Set problem> Copy all lines of the listing that include the string "this".

Source data>

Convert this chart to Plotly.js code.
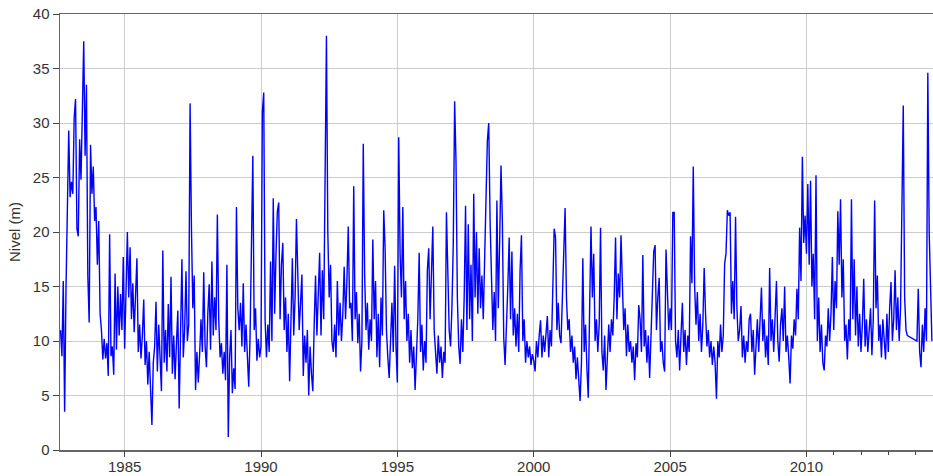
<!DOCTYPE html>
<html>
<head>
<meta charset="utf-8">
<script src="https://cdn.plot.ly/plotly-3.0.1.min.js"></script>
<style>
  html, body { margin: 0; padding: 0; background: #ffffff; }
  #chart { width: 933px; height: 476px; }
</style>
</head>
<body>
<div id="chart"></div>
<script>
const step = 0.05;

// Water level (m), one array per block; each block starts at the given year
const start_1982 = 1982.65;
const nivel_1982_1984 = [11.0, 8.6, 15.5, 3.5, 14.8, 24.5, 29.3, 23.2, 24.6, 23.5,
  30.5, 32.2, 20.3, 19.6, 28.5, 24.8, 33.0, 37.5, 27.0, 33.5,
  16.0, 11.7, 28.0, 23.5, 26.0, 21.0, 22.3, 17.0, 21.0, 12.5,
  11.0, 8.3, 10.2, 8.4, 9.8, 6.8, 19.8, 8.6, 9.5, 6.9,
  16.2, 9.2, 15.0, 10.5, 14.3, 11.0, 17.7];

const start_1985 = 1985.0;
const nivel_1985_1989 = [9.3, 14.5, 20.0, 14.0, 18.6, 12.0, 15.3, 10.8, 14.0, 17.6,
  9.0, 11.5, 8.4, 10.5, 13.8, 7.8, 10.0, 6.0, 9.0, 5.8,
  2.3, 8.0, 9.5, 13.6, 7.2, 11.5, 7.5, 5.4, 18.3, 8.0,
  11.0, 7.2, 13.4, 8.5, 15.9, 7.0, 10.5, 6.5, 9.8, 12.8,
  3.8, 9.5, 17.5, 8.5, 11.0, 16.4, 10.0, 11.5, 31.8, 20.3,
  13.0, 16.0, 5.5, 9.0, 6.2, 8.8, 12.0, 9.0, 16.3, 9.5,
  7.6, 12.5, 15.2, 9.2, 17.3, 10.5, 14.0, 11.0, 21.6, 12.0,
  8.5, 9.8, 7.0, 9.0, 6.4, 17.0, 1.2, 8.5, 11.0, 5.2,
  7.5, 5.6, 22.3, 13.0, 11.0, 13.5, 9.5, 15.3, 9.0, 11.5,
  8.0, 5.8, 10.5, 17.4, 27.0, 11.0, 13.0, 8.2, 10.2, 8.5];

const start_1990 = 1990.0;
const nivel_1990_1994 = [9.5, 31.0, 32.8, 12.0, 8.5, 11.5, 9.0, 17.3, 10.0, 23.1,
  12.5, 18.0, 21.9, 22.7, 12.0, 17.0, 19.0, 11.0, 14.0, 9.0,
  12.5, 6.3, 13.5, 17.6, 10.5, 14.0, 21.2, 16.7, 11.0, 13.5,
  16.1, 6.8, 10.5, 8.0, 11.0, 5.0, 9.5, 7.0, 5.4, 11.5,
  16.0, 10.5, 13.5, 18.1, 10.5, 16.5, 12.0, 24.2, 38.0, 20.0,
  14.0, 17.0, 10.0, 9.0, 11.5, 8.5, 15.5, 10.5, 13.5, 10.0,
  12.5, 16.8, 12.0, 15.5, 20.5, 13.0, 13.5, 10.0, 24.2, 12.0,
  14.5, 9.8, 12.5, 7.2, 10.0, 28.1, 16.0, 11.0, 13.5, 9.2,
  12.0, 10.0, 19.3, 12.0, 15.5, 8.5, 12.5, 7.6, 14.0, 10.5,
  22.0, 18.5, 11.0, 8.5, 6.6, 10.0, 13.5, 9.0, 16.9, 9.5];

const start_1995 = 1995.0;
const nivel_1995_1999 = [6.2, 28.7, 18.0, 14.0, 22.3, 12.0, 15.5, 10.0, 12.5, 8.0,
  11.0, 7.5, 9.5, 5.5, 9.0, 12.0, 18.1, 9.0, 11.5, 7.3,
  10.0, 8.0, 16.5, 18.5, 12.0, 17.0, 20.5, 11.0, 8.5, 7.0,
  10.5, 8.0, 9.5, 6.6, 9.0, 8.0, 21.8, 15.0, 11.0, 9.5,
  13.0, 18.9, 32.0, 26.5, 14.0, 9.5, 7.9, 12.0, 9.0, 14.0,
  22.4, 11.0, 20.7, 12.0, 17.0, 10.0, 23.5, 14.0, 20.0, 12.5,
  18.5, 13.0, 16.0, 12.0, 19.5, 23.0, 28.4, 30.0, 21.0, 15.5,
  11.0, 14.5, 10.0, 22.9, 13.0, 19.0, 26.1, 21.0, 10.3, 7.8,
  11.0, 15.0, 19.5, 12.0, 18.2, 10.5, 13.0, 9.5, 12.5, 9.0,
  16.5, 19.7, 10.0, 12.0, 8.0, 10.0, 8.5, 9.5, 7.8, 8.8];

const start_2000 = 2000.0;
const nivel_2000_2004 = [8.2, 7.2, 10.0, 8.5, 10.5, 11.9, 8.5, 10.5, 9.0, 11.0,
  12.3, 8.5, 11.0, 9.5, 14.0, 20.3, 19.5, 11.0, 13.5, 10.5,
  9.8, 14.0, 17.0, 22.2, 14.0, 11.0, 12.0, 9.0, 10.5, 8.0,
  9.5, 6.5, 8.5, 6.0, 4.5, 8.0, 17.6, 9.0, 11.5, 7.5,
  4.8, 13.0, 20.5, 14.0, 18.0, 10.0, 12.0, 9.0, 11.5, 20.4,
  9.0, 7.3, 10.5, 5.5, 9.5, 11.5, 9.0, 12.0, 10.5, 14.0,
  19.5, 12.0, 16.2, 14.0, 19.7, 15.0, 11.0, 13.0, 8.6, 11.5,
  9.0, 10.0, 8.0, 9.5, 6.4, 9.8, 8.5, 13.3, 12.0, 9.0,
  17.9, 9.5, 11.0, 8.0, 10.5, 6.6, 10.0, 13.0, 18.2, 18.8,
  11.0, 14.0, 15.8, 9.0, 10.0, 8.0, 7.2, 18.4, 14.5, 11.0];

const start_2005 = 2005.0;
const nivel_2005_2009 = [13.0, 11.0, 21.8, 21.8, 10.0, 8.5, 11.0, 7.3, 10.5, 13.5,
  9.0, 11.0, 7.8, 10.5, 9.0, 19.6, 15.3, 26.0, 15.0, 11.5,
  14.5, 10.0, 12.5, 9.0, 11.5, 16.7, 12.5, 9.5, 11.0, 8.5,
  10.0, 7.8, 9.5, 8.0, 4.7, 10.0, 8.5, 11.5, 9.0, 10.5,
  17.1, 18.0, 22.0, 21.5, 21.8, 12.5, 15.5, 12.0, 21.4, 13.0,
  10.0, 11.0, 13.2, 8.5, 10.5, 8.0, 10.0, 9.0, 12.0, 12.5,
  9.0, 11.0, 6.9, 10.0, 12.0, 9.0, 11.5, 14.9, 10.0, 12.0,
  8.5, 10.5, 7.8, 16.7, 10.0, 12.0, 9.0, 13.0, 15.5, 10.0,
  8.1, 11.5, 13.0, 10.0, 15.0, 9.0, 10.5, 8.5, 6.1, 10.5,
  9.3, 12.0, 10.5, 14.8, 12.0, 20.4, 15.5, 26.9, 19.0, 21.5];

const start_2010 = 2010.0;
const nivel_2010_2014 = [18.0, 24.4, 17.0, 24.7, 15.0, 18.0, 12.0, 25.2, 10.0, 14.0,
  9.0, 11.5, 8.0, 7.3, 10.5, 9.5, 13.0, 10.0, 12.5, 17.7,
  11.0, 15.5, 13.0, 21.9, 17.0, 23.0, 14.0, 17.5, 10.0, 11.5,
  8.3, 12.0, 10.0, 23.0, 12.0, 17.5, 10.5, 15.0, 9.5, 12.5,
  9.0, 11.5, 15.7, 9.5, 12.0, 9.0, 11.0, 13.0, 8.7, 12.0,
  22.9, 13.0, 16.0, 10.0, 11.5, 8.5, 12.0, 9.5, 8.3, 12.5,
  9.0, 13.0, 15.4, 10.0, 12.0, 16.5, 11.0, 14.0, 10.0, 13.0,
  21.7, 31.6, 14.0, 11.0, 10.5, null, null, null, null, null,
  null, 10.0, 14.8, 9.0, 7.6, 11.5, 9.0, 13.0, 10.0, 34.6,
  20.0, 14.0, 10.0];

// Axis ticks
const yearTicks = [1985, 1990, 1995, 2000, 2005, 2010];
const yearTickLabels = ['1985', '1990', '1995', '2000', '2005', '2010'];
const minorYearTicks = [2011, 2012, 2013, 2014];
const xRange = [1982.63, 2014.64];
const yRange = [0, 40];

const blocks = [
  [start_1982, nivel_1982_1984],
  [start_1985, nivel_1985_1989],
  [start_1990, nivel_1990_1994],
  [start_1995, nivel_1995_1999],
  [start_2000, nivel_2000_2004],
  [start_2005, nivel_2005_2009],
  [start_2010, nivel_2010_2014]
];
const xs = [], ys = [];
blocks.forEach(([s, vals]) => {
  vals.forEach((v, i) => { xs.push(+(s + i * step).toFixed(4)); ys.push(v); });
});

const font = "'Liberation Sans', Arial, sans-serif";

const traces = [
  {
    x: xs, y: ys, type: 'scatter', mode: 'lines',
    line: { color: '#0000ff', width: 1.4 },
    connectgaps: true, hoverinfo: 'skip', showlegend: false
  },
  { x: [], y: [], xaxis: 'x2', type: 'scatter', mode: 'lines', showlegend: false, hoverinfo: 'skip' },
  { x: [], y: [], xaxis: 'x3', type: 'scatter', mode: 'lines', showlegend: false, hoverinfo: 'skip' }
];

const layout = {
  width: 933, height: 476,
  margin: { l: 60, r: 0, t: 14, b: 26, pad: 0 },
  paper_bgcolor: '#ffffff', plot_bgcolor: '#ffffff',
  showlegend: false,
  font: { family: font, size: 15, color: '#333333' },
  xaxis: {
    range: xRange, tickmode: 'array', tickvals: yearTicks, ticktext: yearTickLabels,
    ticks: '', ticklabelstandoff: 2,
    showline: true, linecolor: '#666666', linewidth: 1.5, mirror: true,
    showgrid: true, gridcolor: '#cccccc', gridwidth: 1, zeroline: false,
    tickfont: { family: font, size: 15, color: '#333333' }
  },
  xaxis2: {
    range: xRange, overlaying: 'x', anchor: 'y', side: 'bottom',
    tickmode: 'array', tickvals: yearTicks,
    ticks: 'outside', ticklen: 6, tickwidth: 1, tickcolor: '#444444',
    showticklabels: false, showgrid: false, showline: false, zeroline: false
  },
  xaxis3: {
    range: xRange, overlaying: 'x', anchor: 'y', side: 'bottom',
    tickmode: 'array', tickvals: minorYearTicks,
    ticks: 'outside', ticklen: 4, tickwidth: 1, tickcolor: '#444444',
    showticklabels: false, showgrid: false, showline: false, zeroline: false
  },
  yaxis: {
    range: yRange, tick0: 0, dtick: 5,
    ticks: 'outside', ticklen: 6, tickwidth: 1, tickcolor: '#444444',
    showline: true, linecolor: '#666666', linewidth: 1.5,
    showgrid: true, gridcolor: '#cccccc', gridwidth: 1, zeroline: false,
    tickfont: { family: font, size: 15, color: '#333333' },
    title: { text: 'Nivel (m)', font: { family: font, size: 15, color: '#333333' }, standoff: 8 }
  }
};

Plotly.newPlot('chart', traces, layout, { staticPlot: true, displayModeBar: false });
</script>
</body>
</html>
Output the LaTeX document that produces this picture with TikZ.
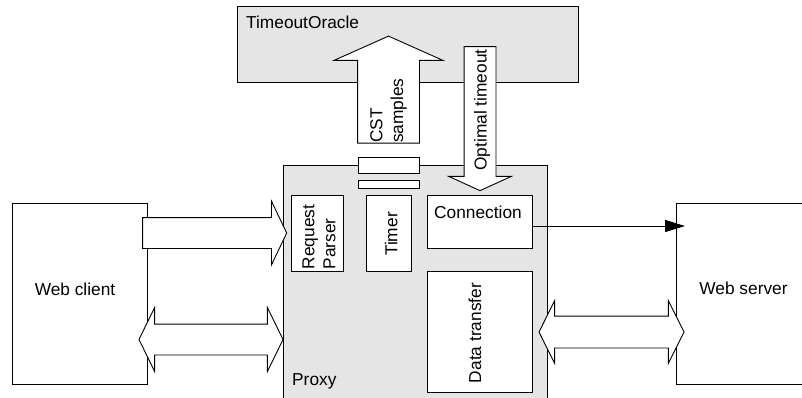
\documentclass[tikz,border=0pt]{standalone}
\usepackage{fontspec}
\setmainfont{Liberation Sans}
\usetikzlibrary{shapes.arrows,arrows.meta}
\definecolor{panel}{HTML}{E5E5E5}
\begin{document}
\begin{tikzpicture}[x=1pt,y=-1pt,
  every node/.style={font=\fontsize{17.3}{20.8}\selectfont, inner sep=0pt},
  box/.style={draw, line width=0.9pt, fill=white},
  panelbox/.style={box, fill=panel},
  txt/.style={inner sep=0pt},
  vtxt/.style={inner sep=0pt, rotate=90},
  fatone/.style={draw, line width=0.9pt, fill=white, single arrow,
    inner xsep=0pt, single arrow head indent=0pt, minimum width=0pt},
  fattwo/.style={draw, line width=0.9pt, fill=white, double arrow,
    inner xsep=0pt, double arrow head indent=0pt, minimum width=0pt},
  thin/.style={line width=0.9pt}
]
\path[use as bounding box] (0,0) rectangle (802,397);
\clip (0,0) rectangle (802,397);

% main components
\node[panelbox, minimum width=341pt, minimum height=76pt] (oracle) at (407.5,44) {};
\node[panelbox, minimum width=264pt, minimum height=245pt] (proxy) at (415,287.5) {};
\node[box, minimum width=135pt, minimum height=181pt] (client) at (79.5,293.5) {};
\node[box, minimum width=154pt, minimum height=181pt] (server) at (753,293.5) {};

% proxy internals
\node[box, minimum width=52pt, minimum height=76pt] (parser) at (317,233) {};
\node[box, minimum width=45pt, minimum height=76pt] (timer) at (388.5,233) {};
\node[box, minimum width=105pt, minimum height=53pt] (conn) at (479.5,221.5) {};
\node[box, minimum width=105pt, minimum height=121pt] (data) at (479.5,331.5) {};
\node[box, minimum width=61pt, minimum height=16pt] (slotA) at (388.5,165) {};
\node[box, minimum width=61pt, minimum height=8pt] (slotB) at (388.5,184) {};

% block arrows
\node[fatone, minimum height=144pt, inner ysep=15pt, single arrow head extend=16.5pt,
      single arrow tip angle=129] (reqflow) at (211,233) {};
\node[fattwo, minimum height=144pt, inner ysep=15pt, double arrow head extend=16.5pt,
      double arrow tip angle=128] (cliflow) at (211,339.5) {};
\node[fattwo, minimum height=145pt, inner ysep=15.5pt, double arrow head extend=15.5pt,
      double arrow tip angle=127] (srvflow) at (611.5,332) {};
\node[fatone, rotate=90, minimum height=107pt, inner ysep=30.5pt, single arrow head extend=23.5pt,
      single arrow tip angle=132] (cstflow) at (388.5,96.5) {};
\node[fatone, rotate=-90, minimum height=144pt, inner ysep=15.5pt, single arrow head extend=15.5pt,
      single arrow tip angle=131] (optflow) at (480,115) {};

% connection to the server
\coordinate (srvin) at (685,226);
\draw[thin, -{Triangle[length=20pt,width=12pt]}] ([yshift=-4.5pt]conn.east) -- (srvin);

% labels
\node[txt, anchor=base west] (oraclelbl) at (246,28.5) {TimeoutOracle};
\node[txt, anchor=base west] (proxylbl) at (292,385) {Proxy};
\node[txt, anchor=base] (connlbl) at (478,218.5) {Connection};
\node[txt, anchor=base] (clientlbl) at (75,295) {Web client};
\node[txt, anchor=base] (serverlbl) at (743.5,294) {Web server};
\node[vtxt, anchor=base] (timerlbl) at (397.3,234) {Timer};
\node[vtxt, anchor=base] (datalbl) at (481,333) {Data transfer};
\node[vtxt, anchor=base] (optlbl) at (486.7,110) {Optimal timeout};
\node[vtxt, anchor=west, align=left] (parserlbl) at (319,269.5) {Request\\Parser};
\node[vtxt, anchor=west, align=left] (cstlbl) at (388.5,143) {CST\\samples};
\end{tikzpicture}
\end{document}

Answer for the task>
Convert this chart to Plotly.js code.
Output the LaTeX document that produces this picture with TikZ.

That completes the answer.